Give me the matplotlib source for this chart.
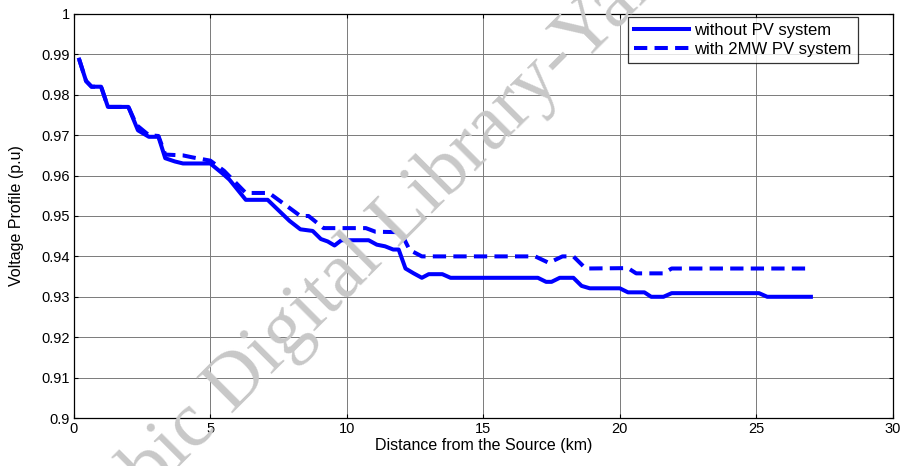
import matplotlib.pyplot as plt
from matplotlib.ticker import FixedLocator

plt.rcParams['font.family'] = ['Liberation Sans', 'DejaVu Sans']

# distance (km) and voltage (p.u)
dist_base = [0.2, 0.45, 0.65, 1.0, 1.25, 2.0, 2.35, 2.75, 3.1, 3.35, 3.7, 4.0,
             5.0, 5.45, 5.7, 6.3, 7.1, 7.9, 8.3, 8.75, 9.05, 9.3, 9.55, 9.8,
             10.8, 11.1, 11.4, 11.7, 11.9, 12.15, 12.45, 12.75, 13.0, 13.5,
             13.8, 17.0, 17.3, 17.5, 17.8, 18.3, 18.6, 18.9, 20.0, 20.3, 20.9,
             21.15, 21.6, 21.9, 25.1, 25.4, 27.0]
v_base = [0.9887, 0.9834, 0.982, 0.982, 0.977, 0.977, 0.9712, 0.9696, 0.9696,
          0.9643, 0.9635, 0.963, 0.963, 0.9605, 0.959, 0.954, 0.954, 0.9488,
          0.9467, 0.9463, 0.9443, 0.9437, 0.9427, 0.944, 0.944, 0.9429,
          0.9425, 0.9417, 0.9417, 0.937, 0.9358, 0.9347, 0.9356, 0.9356,
          0.9347, 0.9347, 0.9337, 0.9337, 0.9347, 0.9347, 0.9327, 0.9321,
          0.9321, 0.9311, 0.9311, 0.930, 0.930, 0.9309, 0.9309, 0.930, 0.930]

dist_pv = [0.2, 0.45, 0.65, 1.0, 1.25, 2.0, 2.3, 2.75, 3.1, 3.35, 4.0, 4.35,
           5.0, 5.5, 6.3, 7.15, 7.9, 8.3, 8.6, 9.15, 10.7, 11.05, 11.9, 12.05,
           12.3, 12.75, 16.9, 17.4, 17.9, 18.3, 18.75, 20.3, 20.6, 21.6, 21.9,
           27.0]
v_pv = [0.9887, 0.9834, 0.982, 0.982, 0.977, 0.977, 0.9725, 0.970, 0.9698,
        0.9652, 0.965, 0.9645, 0.9637, 0.9612, 0.9557, 0.9557, 0.952, 0.950,
        0.950, 0.947, 0.947, 0.9461, 0.946, 0.945, 0.9416, 0.940, 0.940,
        0.9384, 0.940, 0.940, 0.937, 0.9371, 0.9358, 0.9358, 0.937, 0.937]

x_ticks = [0, 5, 10, 15, 20, 25, 30]
y_ticks = [0.9, 0.91, 0.92, 0.93, 0.94, 0.95, 0.96, 0.97, 0.98, 0.99, 1.0]
y_labels = ['0.9', '0.91', '0.92', '0.93', '0.94', '0.95', '0.96', '0.97',
            '0.98', '0.99', '1']

fig = plt.figure(figsize=(9, 4.66), dpi=100)
ax = fig.add_axes([0.082, 0.103, 0.91, 0.867])

ax.plot(dist_base, v_base, color='#0000ff', lw=2.9, solid_joinstyle='round',
        label='without PV system')
ax.plot(dist_pv, v_pv, color='#0000ff', lw=2.9, linestyle=(0, (3.3, 1.8)),
        label='with 2MW PV system')

ax.set_xlim(0, 30)
ax.set_ylim(0.9, 1.0)
ax.xaxis.set_major_locator(FixedLocator(x_ticks))
ax.set_yticks(y_ticks)
ax.set_yticklabels(y_labels)
ax.tick_params(direction='in', length=3, width=0.8, labelsize=10.5,
               top=True, right=True, pad=3)
ax.grid(True, color='#7a7a7a', lw=0.7)
for s in ax.spines.values():
    s.set_linewidth(0.9)

ax.set_xlabel('Distance from the Source (km)', fontsize=11.5, labelpad=1)
ax.set_ylabel('Voltage Profile (p.u)', fontsize=11.5, labelpad=12)

leg = ax.legend(loc='upper right', bbox_to_anchor=(0.957, 0.993),
                fontsize=12, frameon=True, fancybox=False,
                handlelength=3.3, borderpad=0.35, labelspacing=0.25,
                handletextpad=0.35, borderaxespad=0)
leg.get_frame().set_edgecolor('black')
leg.get_frame().set_linewidth(0.9)

# watermark
fig.text(0.075, -0.24, 'Arabic Digital Library-Yarmouk University',
         rotation=45, rotation_mode='anchor', ha='left', va='baseline',
         fontsize=56, family='Liberation Serif', color='#c8c8c8', zorder=0.5)

fig.savefig('out.png', dpi=100)
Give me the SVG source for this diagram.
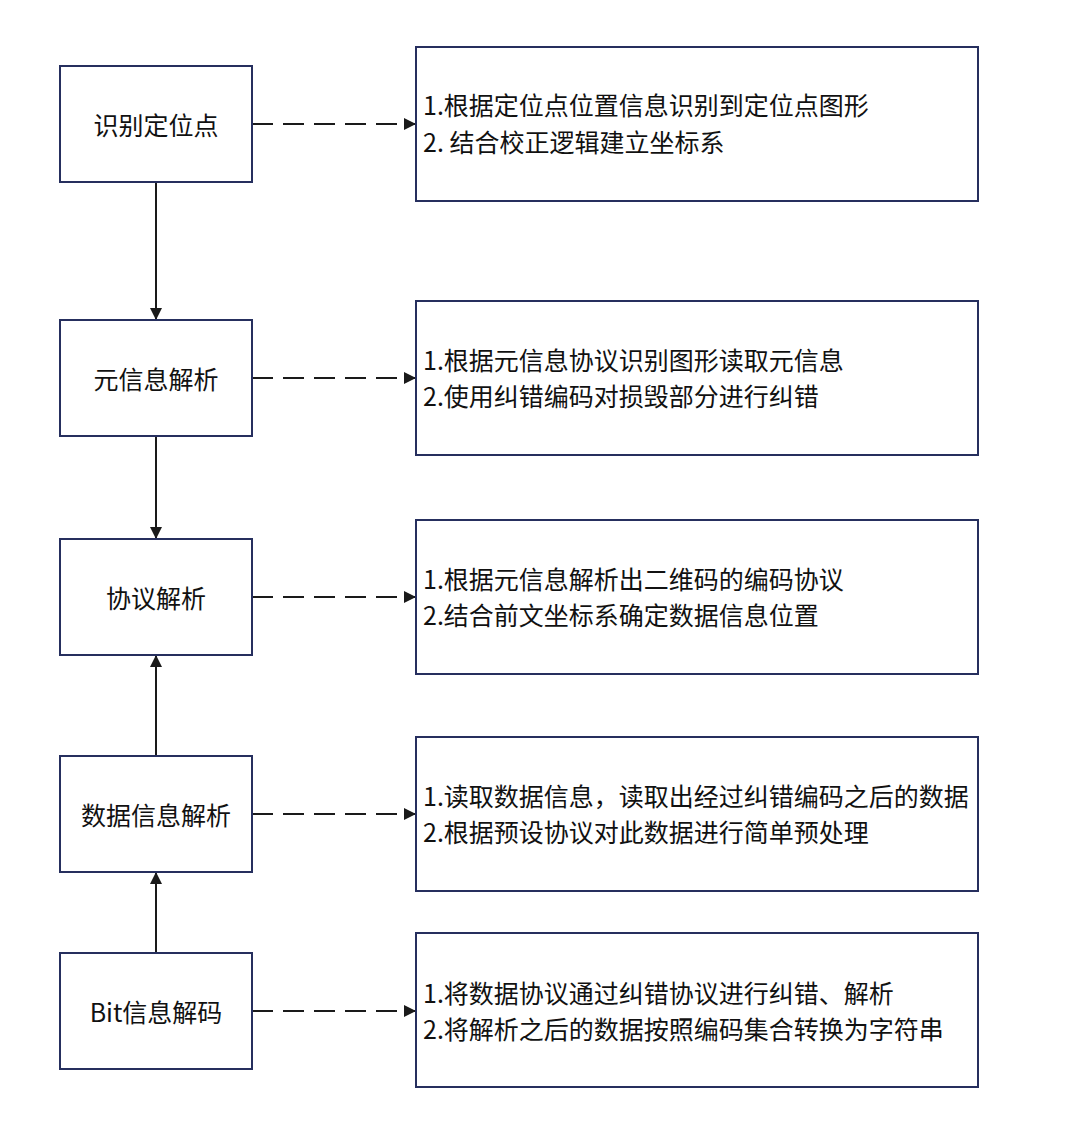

****************

• **Task statement**: Your answer should be only a number: how many lines of the data above contain the string "this"?

• **Solved problem**: 2